Before the numbering system, long trips often meant using a variety of different roadways, each one with its own standard for road quality and signage. Typically referred to as "trails" and run by "trail associations," boosters would stitch together these routes with already existing roads (of varied quality), give it a name (like "Dixie Highway" or "Lincoln Highway"), and promote it.

As the Federal Highway Authority explains, businesses along these routes typically paid dues to the trail associations, which meant routes weren't always laid out to give drivers the quickest route, but instead to collect the most dues. There were over 250 such routes established by the mid-1920s.

An American Automobile Association map of the country's many automobile trails in 1918. (Library of Congress)

The government stayed out of the highway business at first, but rising car ownership (over 26 million registered by 1930) and inconsistent road maintenance from trail to trail quickly changed that. In fact, some trail promoters failed to keep their roads in good condition on purpose, under the assumption that the Feds had plans to turn their route into a national highway.

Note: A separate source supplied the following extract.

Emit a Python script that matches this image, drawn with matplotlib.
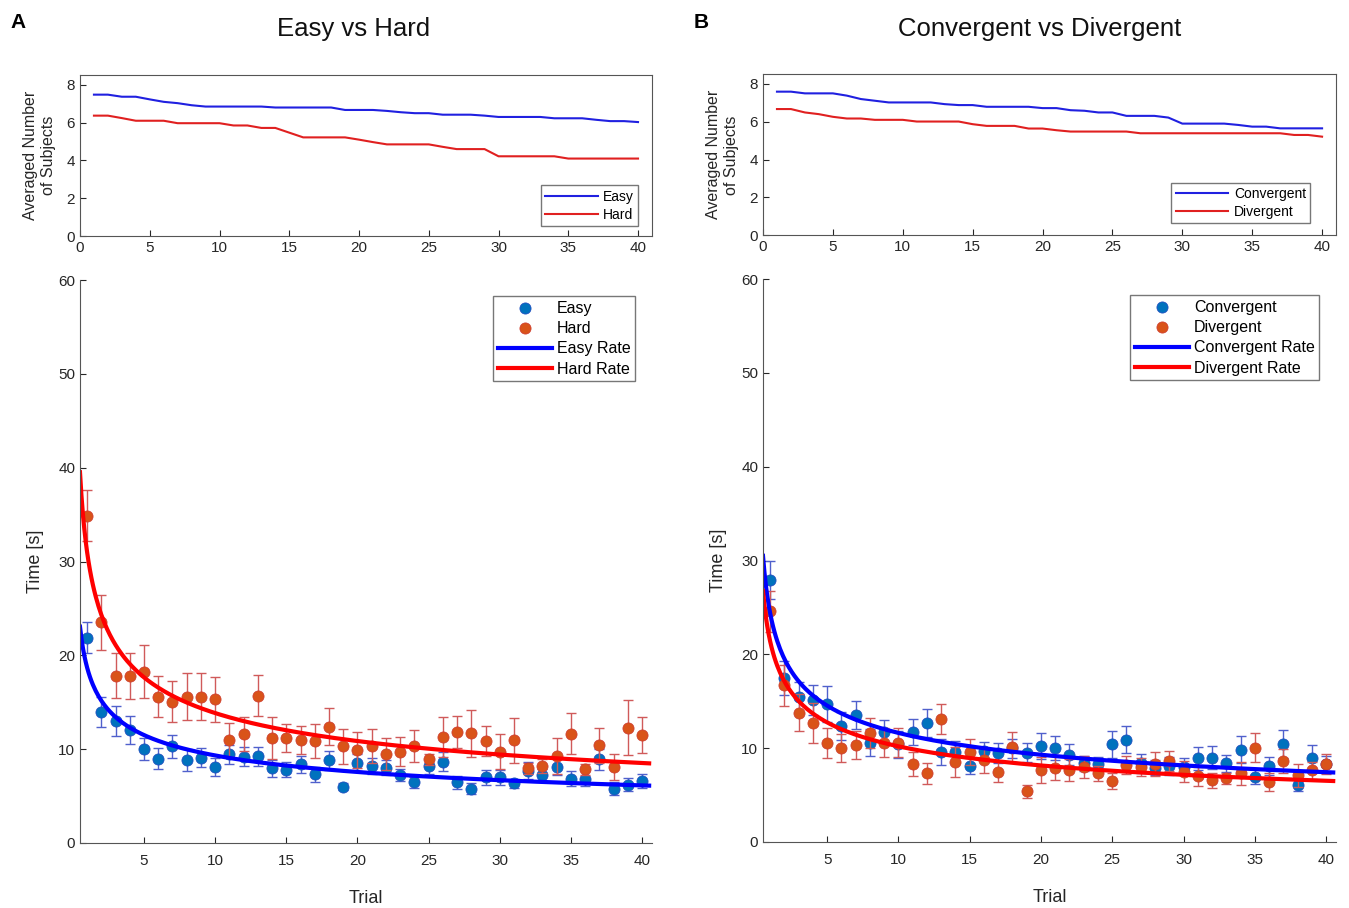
import numpy as np
import matplotlib
matplotlib.use("Agg")
import matplotlib.pyplot as plt

plt.rcParams["font.family"] = ["Liberation Sans", "DejaVu Sans"]

trials = np.arange(1, 41)

# top panels: averaged number of subjects per trial
easy_subjects = [7.48, 7.48, 7.37, 7.37, 7.23, 7.1, 7.03, 6.92, 6.85, 6.85,
                 6.85, 6.85, 6.85, 6.8, 6.8, 6.8, 6.8, 6.8, 6.67, 6.67,
                 6.67, 6.62, 6.55, 6.5, 6.5, 6.42, 6.42, 6.42, 6.37, 6.3,
                 6.3, 6.3, 6.3, 6.23, 6.23, 6.23, 6.15, 6.08, 6.08, 6.03]
hard_subjects = [6.37, 6.37, 6.24, 6.1, 6.1, 6.1, 5.97, 5.97, 5.97, 5.97,
                 5.85, 5.85, 5.72, 5.72, 5.47, 5.22, 5.22, 5.22, 5.22, 5.1,
                 4.97, 4.85, 4.85, 4.85, 4.85, 4.72, 4.6, 4.6, 4.6, 4.22,
                 4.22, 4.22, 4.22, 4.22, 4.1, 4.1, 4.1, 4.1, 4.1, 4.1]
conv_subjects = [7.59, 7.59, 7.5, 7.5, 7.5, 7.38, 7.2, 7.11, 7.02, 7.02,
                 7.02, 7.02, 6.93, 6.88, 6.88, 6.79, 6.79, 6.79, 6.79, 6.72,
                 6.72, 6.61, 6.58, 6.49, 6.49, 6.31, 6.31, 6.31, 6.22, 5.9,
                 5.9, 5.9, 5.9, 5.83, 5.74, 5.74, 5.65, 5.65, 5.65, 5.65]
div_subjects = [6.67, 6.67, 6.49, 6.4, 6.26, 6.17, 6.17, 6.1, 6.1, 6.1,
                6.01, 6.01, 6.01, 6.01, 5.87, 5.78, 5.78, 5.78, 5.64, 5.64,
                5.55, 5.48, 5.48, 5.48, 5.48, 5.48, 5.39, 5.39, 5.39, 5.39,
                5.39, 5.39, 5.39, 5.39, 5.39, 5.39, 5.39, 5.3, 5.3, 5.21]

# bottom panels: mean time [s] and error per trial
easy_time = [21.9, 14.0, 13.0, 12.05, 10.0, 9.0, 10.3, 8.85, 9.1, 8.1,
             9.45, 9.2, 9.25, 7.95, 7.8, 8.4, 7.35, 8.8, 6.0, 8.55,
             8.2, 8.0, 7.25, 6.45, 8.2, 8.65, 6.45, 5.8, 7.0, 7.0,
             6.35, 7.7, 7.25, 8.1, 6.85, 6.85, 8.9, 5.8, 6.2, 6.6]
easy_err = [1.6, 1.6, 1.6, 1.5, 1.15, 1.1, 1.2, 1.2, 1.0, 1.0,
            1.0, 1.0, 1.0, 0.9, 0.8, 0.9, 0.8, 1.0, 0.4, 0.9,
            0.9, 0.8, 0.6, 0.6, 0.8, 1.0, 0.7, 0.6, 0.8, 0.8,
            0.5, 0.9, 0.6, 0.9, 0.8, 0.8, 1.1, 0.7, 0.7, 0.7]
hard_time = [34.9, 23.5, 17.8, 17.8, 18.25, 15.6, 15.05, 15.6, 15.6, 15.3,
             11.0, 11.65, 15.7, 11.2, 11.2, 10.95, 10.9, 12.4, 10.3, 9.9,
             10.3, 9.5, 9.75, 10.3, 8.9, 11.3, 11.8, 11.7, 10.9, 9.75,
             10.95, 7.95, 8.2, 9.25, 11.65, 7.85, 10.4, 8.1, 12.3, 11.5]
hard_err = [2.7, 2.9, 2.4, 2.5, 2.8, 2.2, 2.2, 2.5, 2.5, 2.4,
            1.8, 1.8, 2.2, 2.2, 1.5, 1.5, 1.8, 2.0, 1.9, 1.9,
            1.8, 1.7, 1.5, 1.7, 0.6, 2.1, 1.7, 2.5, 1.6, 1.9,
            2.4, 0.6, 0.7, 1.9, 2.2, 0.6, 1.9, 1.4, 2.9, 1.9]
conv_time = [27.9, 17.5, 15.5, 15.1, 14.7, 12.4, 13.5, 10.6, 11.7, 10.4,
             11.7, 12.7, 9.6, 9.6, 8.1, 9.7, 9.5, 10.0, 9.5, 10.2,
             10.0, 9.3, 8.4, 8.3, 10.4, 10.9, 8.4, 7.9, 8.1, 8.0,
             8.9, 9.0, 8.4, 9.85, 6.95, 8.1, 10.4, 6.05, 9.0, 8.3]
conv_err = [2.0, 1.8, 1.6, 1.6, 1.9, 1.5, 1.5, 1.4, 1.3, 1.4,
            1.4, 1.5, 1.4, 1.2, 0.9, 1.0, 1.1, 1.0, 1.0, 1.4,
            1.3, 1.1, 0.8, 0.8, 1.4, 1.45, 1.0, 0.8, 1.0, 0.9,
            1.2, 1.2, 0.9, 1.4, 0.8, 1.0, 1.5, 0.6, 1.3, 0.9]
div_time = [24.6, 16.7, 13.8, 12.7, 10.6, 10.0, 10.3, 11.6, 10.6, 10.6,
            8.3, 7.3, 13.1, 8.5, 9.6, 8.7, 7.5, 10.1, 5.4, 7.7,
            7.9, 7.65, 8.0, 7.3, 6.5, 8.2, 8.0, 8.3, 8.65, 7.5,
            7.0, 6.6, 6.8, 7.3, 10.05, 6.4, 8.65, 7.1, 7.65, 8.3]
div_err = [2.2, 2.2, 2.0, 2.1, 1.6, 1.5, 1.5, 1.6, 1.5, 1.5,
           1.3, 1.1, 1.6, 1.6, 1.4, 1.3, 1.1, 1.6, 0.7, 1.4,
           1.3, 1.2, 1.2, 0.8, 0.8, 1.0, 1.0, 1.3, 1.1, 1.1,
           1.0, 0.8, 0.6, 1.2, 1.55, 1.0, 1.3, 1.2, 0.9, 1.1]

# power-law learning rate fits  t = a * trial^b
easy_rate = (18.7, -0.302)
hard_rate = (31.0, -0.350)
conv_rate = (24.4, -0.322)
div_rate = (21.4, -0.322)

PT_BLUE = "#0072BD"
PT_ORANGE = "#D95319"
ERR_BLUE = "#5060cc"
ERR_RED = "#d05a5a"
TXT = "#262626"

fig = plt.figure(figsize=(13.49, 9.08), dpi=100)


def style(ax, box=True):
    ax.tick_params(direction="in", labelsize=11, colors=TXT, length=4)
    for side in ["top", "right"]:
        ax.spines[side].set_visible(box)
    for sp in ax.spines.values():
        sp.set_color("#555555")
        sp.set_linewidth(0.8)


def top_panel(rect, a, b, labels, leg_anchor):
    ax = fig.add_axes(rect)
    ax.plot(trials, a, color="#2020e0", lw=1.5, label=labels[0])
    ax.plot(trials, b, color="#e02020", lw=1.5, label=labels[1])
    ax.set_xlim(0, 41)
    ax.set_ylim(0, 8.5)
    ax.set_xticks(range(0, 41, 5))
    ax.set_yticks(range(0, 9, 2))
    ax.set_ylabel("Averaged Number\nof Subjects", fontsize=11.5, color=TXT,
                  labelpad=8)
    leg = ax.legend(loc="lower right", fontsize=10, handlelength=3.8,
                    fancybox=False, borderpad=0.3, labelspacing=0.3,
                    handletextpad=0.4, alignment="right",
                    bbox_to_anchor=leg_anchor)
    leg.get_frame().set_edgecolor("#555555")
    for t in leg.get_texts():
        t.set_ha("right")
    style(ax)
    return ax


def bottom_panel(rect, t1, e1, t2, e2, r1, r2, labels):
    ax = fig.add_axes(rect)
    ax.errorbar(trials, t1, yerr=e1, fmt="none", ecolor=ERR_BLUE,
                elinewidth=1, capsize=3.5, capthick=1)
    ax.plot(trials, t1, "o", ms=8, color=PT_BLUE, mec="#2050c0",
            mew=0.6, ls="none", label=labels[0])
    ax.errorbar(trials, t2, yerr=e2, fmt="none", ecolor=ERR_RED,
                elinewidth=1, capsize=3.5, capthick=1)
    ax.plot(trials, t2, "o", ms=8, color=PT_ORANGE, mec="#d04030",
            mew=0.6, ls="none", label=labels[1])
    xs = np.linspace(0.5, 40.5, 400)
    ax.plot(xs, r1[0] * xs ** r1[1], color="#0000ff", lw=3,
            label=labels[2])
    ax.plot(xs, r2[0] * xs ** r2[1], color="#ff0000", lw=3,
            label=labels[3])
    ax.set_xlim(0.5, 40.7)
    ax.set_ylim(0, 60)
    ax.set_xticks(range(5, 41, 5))
    ax.set_yticks(range(0, 61, 10))
    ax.set_xlabel("Trial", fontsize=13, color=TXT, labelpad=16)
    ax.set_ylabel("Time [s]", fontsize=13, color=TXT, labelpad=10)
    leg = ax.legend(loc="upper right", fontsize=11.5, handlelength=3.4,
                    fancybox=False, borderpad=0.3, labelspacing=0.32,
                    handletextpad=0.3, bbox_to_anchor=(0.985, 0.985))
    leg.get_frame().set_edgecolor("#555555")
    style(ax, box=False)
    ax.tick_params(axis="x", pad=8)
    return ax


ax1 = top_panel([0.0593, 0.740, 0.424, 0.177], easy_subjects, hard_subjects,
                ["Easy", "Hard"], (0.988, 0.02))
ax2 = top_panel([0.5656, 0.741, 0.4248, 0.177], conv_subjects, div_subjects,
                ["Convergent", "Divergent"], (0.967, 0.03))
ax3 = bottom_panel([0.0593, 0.0716, 0.424, 0.620], easy_time, easy_err,
                   hard_time, hard_err, easy_rate, hard_rate,
                   ["Easy", "Hard", "Easy Rate", "Hard Rate"])
ax4 = bottom_panel([0.5656, 0.0727, 0.4248, 0.620], conv_time, conv_err,
                   div_time, div_err, conv_rate, div_rate,
                   ["Convergent", "Divergent", "Convergent Rate",
                    "Divergent Rate"])

fig.text(0.262, 0.968, "Easy vs Hard", fontsize=18.5, ha="center",
         va="center", color="#111111")
fig.text(0.771, 0.968, "Convergent vs Divergent", fontsize=18.5, ha="center",
         va="center", color="#111111")
fig.text(0.008, 0.975, "A", fontsize=15, fontweight="bold", va="center")
fig.text(0.514, 0.975, "B", fontsize=15, fontweight="bold", va="center")

fig.savefig("out.png", dpi=100)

A 1926 map of the final version of the approved United States Numbered Highway System. (Wikimedia Commons)

In 1925, the American Association of State Highway and Transportation Officials (AASHO) asked the Secretary of Agriculture to work with states to replace all trail names with a unified highway numbering system. Most of the trail associations disapproved, but after negotiations over which routes got which numbers (for the most part, north-south routes got odd numbers, and east-west routes even numbers), the new system became official a year later. Reduced to nothing but a number and often dependent on government assistance for upkeep, the booster organizations behind the trails quickly became irrelevant.

Ever since then, an iconic black and white shield (modified slightly over the years) has been telling drivers where they are and where they're going in the simplest way possible. Thirty years later, of course, the Interstate Highway System debuted, meaning not only a whole new set of numbered roads, but much better ones too.